Suddenly, his dream of rising to the rank of a commander was shattered.

“It was a big blow,” said Cohen, whose first name means sparrow in English. “I was like a bird, but my wings were clipped.”

He sank into a depression. For a man who had always been active, the prospect of being a paraplegic was hard to bear. “It was a hell of a problem.”

Cohen, who had been a scuba diver, kick boxer, mountain climber and sailor, and who loved the rush of adrenaline, was now disabled.

At rehab, however, he learned to live with and overcome his disability.

He also returned to the sports he had  enjoyed as an able-bodied person.
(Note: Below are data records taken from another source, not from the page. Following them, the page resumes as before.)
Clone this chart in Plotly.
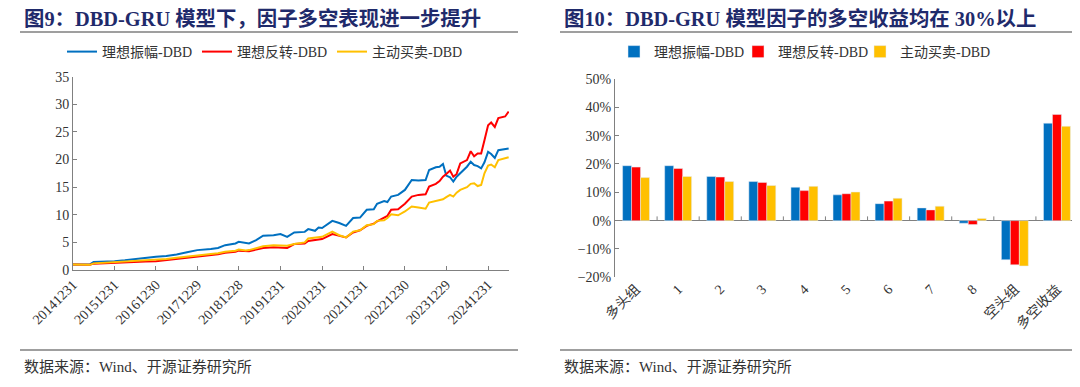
import plotly.graph_objects as go

# ---------------- data: left chart (cumulative long-short NAV) ----------------
dates = [
    "2014-12-31", "2015-02-27", "2015-05-29", "2015-06-30", "2015-09-30", "2015-12-31",
    "2016-03-31", "2016-06-30", "2016-09-30", "2016-12-30", "2017-03-31", "2017-06-30",
    "2017-09-29", "2017-12-29", "2018-04-27", "2018-06-29", "2018-08-31", "2018-11-30",
    "2018-12-28", "2019-02-28", "2019-03-29", "2019-05-31", "2019-07-31", "2019-10-31",
    "2019-12-31", "2020-02-28", "2020-04-30", "2020-07-31", "2020-08-31", "2020-10-30",
    "2020-11-30", "2020-12-31", "2021-03-31", "2021-05-31", "2021-07-30", "2021-09-30",
    "2021-11-30", "2022-01-28", "2022-03-31", "2022-04-29", "2022-06-30", "2022-07-29",
    "2022-08-31", "2022-10-31", "2022-12-30", "2023-02-28", "2023-04-28", "2023-06-30",
    "2023-07-31", "2023-09-28", "2023-10-31", "2023-11-30", "2023-12-29", "2024-01-31",
    "2024-02-29", "2024-03-29", "2024-04-30", "2024-06-28", "2024-07-31", "2024-08-30",
    "2024-09-30", "2024-10-31", "2024-11-29", "2024-12-31", "2025-01-27", "2025-02-28",
    "2025-03-31", "2025-05-30", "2025-06-30",
]
amp_dbd = [
    1.00, 1.00, 1.02, 1.45, 1.50, 1.60,
    1.75, 2.00, 2.20, 2.40, 2.55, 2.80,
    3.20, 3.60, 3.80, 4.00, 4.50, 4.80,
    5.10, 4.90, 4.80, 5.40, 6.20, 6.30,
    6.50, 6.00, 6.80, 6.90, 7.40, 7.10,
    7.70, 7.60, 8.90, 8.50, 8.00, 9.40,
    9.50, 10.90, 11.00, 12.00, 12.50, 12.30,
    13.30, 13.60, 14.50, 16.30, 16.20, 16.30,
    18.10, 18.60, 18.70, 19.20, 17.10, 16.80,
    16.00, 16.90, 17.50, 18.70, 19.60, 19.00,
    18.80, 18.40, 19.50, 21.40, 21.00, 20.30,
    21.70, 21.90, 22.00,
]
rev_dbd = [
    1.00, 0.95, 0.95, 1.15, 1.20, 1.27,
    1.35, 1.45, 1.52, 1.60, 1.80, 2.00,
    2.20, 2.40, 2.70, 2.85, 3.10, 3.30,
    3.50, 3.40, 3.40, 3.70, 4.00, 4.10,
    4.10, 4.00, 4.70, 4.80, 5.25, 5.40,
    5.50, 5.60, 6.50, 6.20, 5.90, 6.80,
    7.20, 8.00, 8.40, 8.80, 9.50, 9.80,
    10.90, 11.00, 12.00, 13.30, 13.60, 13.70,
    15.10, 15.60, 16.10, 16.90, 17.40, 18.00,
    16.90, 17.40, 19.30, 19.90, 21.50, 20.60,
    21.10, 21.10, 23.50, 26.20, 26.70, 25.90,
    27.50, 27.80, 28.70,
]
buy_dbd = [
    1.00, 0.92, 0.93, 1.20, 1.30, 1.40,
    1.50, 1.60, 1.70, 1.80, 2.00, 2.20,
    2.45, 2.70, 2.90, 3.05, 3.30, 3.50,
    3.70, 3.55, 3.60, 3.95, 4.30, 4.50,
    4.50, 4.40, 4.70, 5.00, 5.70, 5.90,
    5.90, 6.00, 6.95, 6.30, 5.90, 6.95,
    7.20, 8.10, 8.30, 8.90, 9.00, 9.40,
    10.10, 9.90, 10.60, 11.50, 11.30, 11.10,
    12.20, 12.50, 12.60, 12.80, 13.20, 13.60,
    13.30, 14.00, 14.50, 15.00, 15.60, 15.70,
    15.20, 15.40, 17.50, 18.90, 19.10, 18.60,
    19.90, 20.30, 20.40,
]
line_tick_dates = ["2014-12-31", "2015-12-31", "2016-12-30", "2017-12-29", "2018-12-28",
                   "2019-12-31", "2020-12-31", "2021-12-31", "2022-12-30", "2023-12-29",
                   "2024-12-31"]
line_tick_text = ["20141231", "20151231", "20161230", "20171229", "20181228", "20191231",
                  "20201231", "20211231", "20221230", "20231229", "20241231"]

# ---------------- data: right chart (group returns) ----------------
groups = ["多头组", "1", "2", "3", "4", "5", "6", "7", "8", "空头组", "多空收益"]
amp_ret = [19.4, 19.4, 15.6, 13.8, 11.8, 9.1, 6.0, 4.5, -0.9, -13.8, 34.4]
rev_ret = [18.9, 18.4, 15.4, 13.5, 10.6, 9.5, 6.9, 3.8, -1.4, -15.6, 37.5]
buy_ret = [15.2, 15.6, 13.8, 12.4, 12.1, 10.1, 7.9, 5.1, 0.8, -16.0, 33.3]

series_names = ["理想振幅-DBD", "理想反转-DBD", "主动买卖-DBD"]
colors = ["#0070C0", "#FF0000", "#FFC000"]

W, H = 1080, 387
OFF = 8  # the page body adds an 8px margin around the figure
FONT = "Liberation Serif, 'Noto Sans CJK SC', serif"
AXC = "#808080"
TXT = "#333333"

def px_x(p):
    return (p - OFF) / W

def px_y(p):
    return 1 - (p - OFF) / H

# text start (px) of each legend entry
line_leg_text_x = [103, 238, 373]
bar_leg_text_x = [655, 779, 901]

fig = go.Figure()

legend_layouts = {}
for i, (name, vals, c) in enumerate(zip(series_names, [amp_dbd, rev_dbd, buy_dbd], colors)):
    lg = "legend" if i == 0 else f"legend{i + 1}"
    fig.add_trace(go.Scatter(x=dates, y=vals, mode="lines", name=name,
                             line=dict(color=c, width=2), xaxis="x", yaxis="y",
                             legend=lg))
    legend_layouts[lg] = line_leg_text_x[i]

for i, (name, vals, c) in enumerate(zip(series_names, [amp_ret, rev_ret, buy_ret], colors)):
    lg = f"legend{i + 4}"
    fig.add_trace(go.Bar(x=groups, y=vals, name=name, marker_color=c,
                         xaxis="x2", yaxis="y2", legend=lg))
    legend_layouts[lg] = bar_leg_text_x[i]

tickfont = dict(family=FONT, size=14, color=TXT)

fig.update_layout(
    width=W, height=H,
    margin=dict(l=0, r=0, t=0, b=0, autoexpand=False),
    paper_bgcolor="white", plot_bgcolor="white",
    font=dict(family=FONT, size=14, color=TXT),
    barmode="group", bargap=0.36, bargroupgap=0,
    showlegend=True,
    xaxis=dict(
        domain=[px_x(73), px_x(509)], type="date", automargin=False,
        range=["2014-12-31", "2025-07-03"],
        tickvals=line_tick_dates, ticktext=line_tick_text, tickangle=-45,
        ticks="inside", ticklen=4, tickcolor=AXC, showline=True, linecolor=AXC,
        linewidth=1, showgrid=False, zeroline=False, tickfont=tickfont, anchor="y",
    ),
    yaxis=dict(
        domain=[px_y(270), px_y(76.7)], range=[0, 35], dtick=5, automargin=False,
        ticks="inside", ticklen=4, tickcolor=AXC, showline=True, linecolor=AXC,
        linewidth=1, showgrid=False, zeroline=False, tickfont=tickfont, anchor="x",
    ),
    xaxis2=dict(
        domain=[px_x(615), px_x(1078)], anchor="y2", type="category", automargin=False,
        range=[-0.5, 10.5], tickangle=-45, ticks="", showline=False,
        showgrid=False, zeroline=False, tickfont=tickfont,
    ),
    yaxis2=dict(
        domain=[px_y(277.3), px_y(79)], anchor="x2", range=[-20, 50], dtick=10,
        automargin=False,
        ticksuffix="%", ticks="inside", ticklen=4, tickcolor=AXC, showline=True,
        linecolor=AXC, linewidth=1, showgrid=False, zeroline=True,
        zerolinecolor=AXC, zerolinewidth=1, tickfont=tickfont,
    ),
)

for lg, tx in legend_layouts.items():
    fig.update_layout({lg: dict(orientation="h", x=px_x(tx - 41), xanchor="left",
                                y=px_y(52), yanchor="middle",
                                font=dict(family=FONT, size=14, color=TXT),
                                bgcolor="rgba(0,0,0,0)", itemwidth=30,
                                borderwidth=0)})

# category boundary ticks on the zero line of the bar chart
shapes = []
for i in range(len(groups) - 1):
    shapes.append(dict(type="line", xref="x2", yref="y2", x0=i + 0.5, x1=i + 0.5,
                       y0=0, y1=1.5, line=dict(color=AXC, width=1)))

# separator rules (title underline, source rule)
for (a, b) in [(20, 518), (560, 1088)]:
    for yy in (32, 350):
        shapes.append(dict(type="line", xref="paper", yref="paper",
                           x0=px_x(a), x1=px_x(b), y0=px_y(yy), y1=px_y(yy),
                           line=dict(color="#7F7F7F", width=1.5)))
fig.update_layout(shapes=shapes)

TITLE_C = "#1F2A6B"
annos = [
    dict(text="<b>图9：DBD-GRU 模型下，因子多空表现进一步提升</b>", x=px_x(22), y=px_y(18)),
    dict(text="<b>图10：DBD-GRU 模型因子的多空收益均在 30%以上</b>", x=px_x(562), y=px_y(18)),
]
for a in annos:
    fig.add_annotation(text=a["text"], x=a["x"], y=a["y"], xref="paper", yref="paper",
                       xanchor="left", yanchor="middle", showarrow=False,
                       font=dict(family=FONT, size=20.4, color=TITLE_C))
for xx in (22, 562):
    fig.add_annotation(text="数据来源：Wind、开源证券研究所", x=px_x(xx), y=px_y(367),
                       xref="paper", yref="paper", xanchor="left", yanchor="middle",
                       showarrow=False, font=dict(family=FONT, size=15, color="#333333"))

fig.write_html("out.html")
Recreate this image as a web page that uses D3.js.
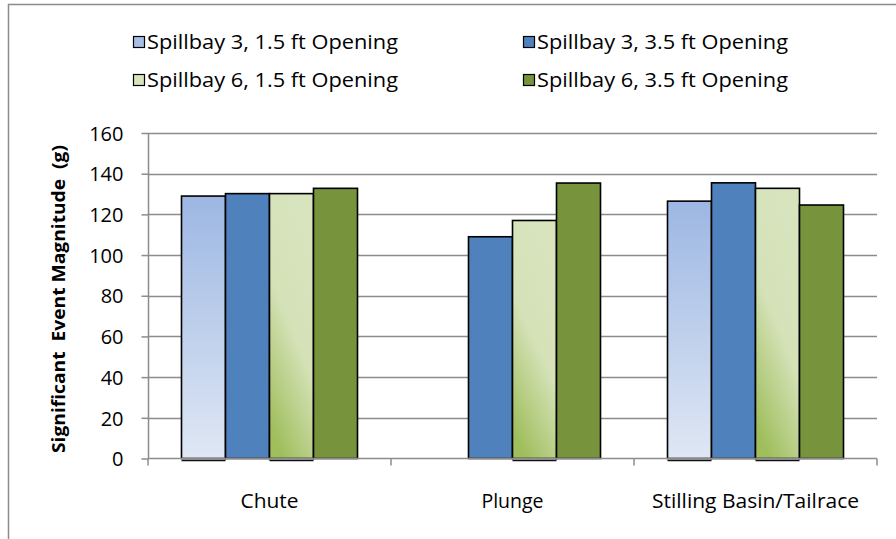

“I’m still the same Dror,” he said. “Some things change, but you’re the same person.”

Discovering that some sports, such as water skiing, were considered off-limits to the disabled in Israel, Cohen founded the Challenge Association.

The association, with a membership of about 2,000, encourages people with disabilities to test the limits of their fitness.

Asked what advice he can offer to the recently disabled, Cohen said, “Stay open-minded. You can do anything you want, if you set your mind to it. You can get yourself together and move on.”

Cohen’s visit to Toronto was co-sponsored by the Mishorim Development Group, a real estate company headed by Gil Blutrich and listed on the Tel Aviv Stock Exchange, and Inter-Canel Ltd., an Internet high-tech company whose chief executive officer is Avi Gerber.

Blutrich’s company, which controls rental properties, shopping centres and hotels, expanded its operations to Canada in 1998 and now owns the Horseshoe Valley ski resort near Toronto.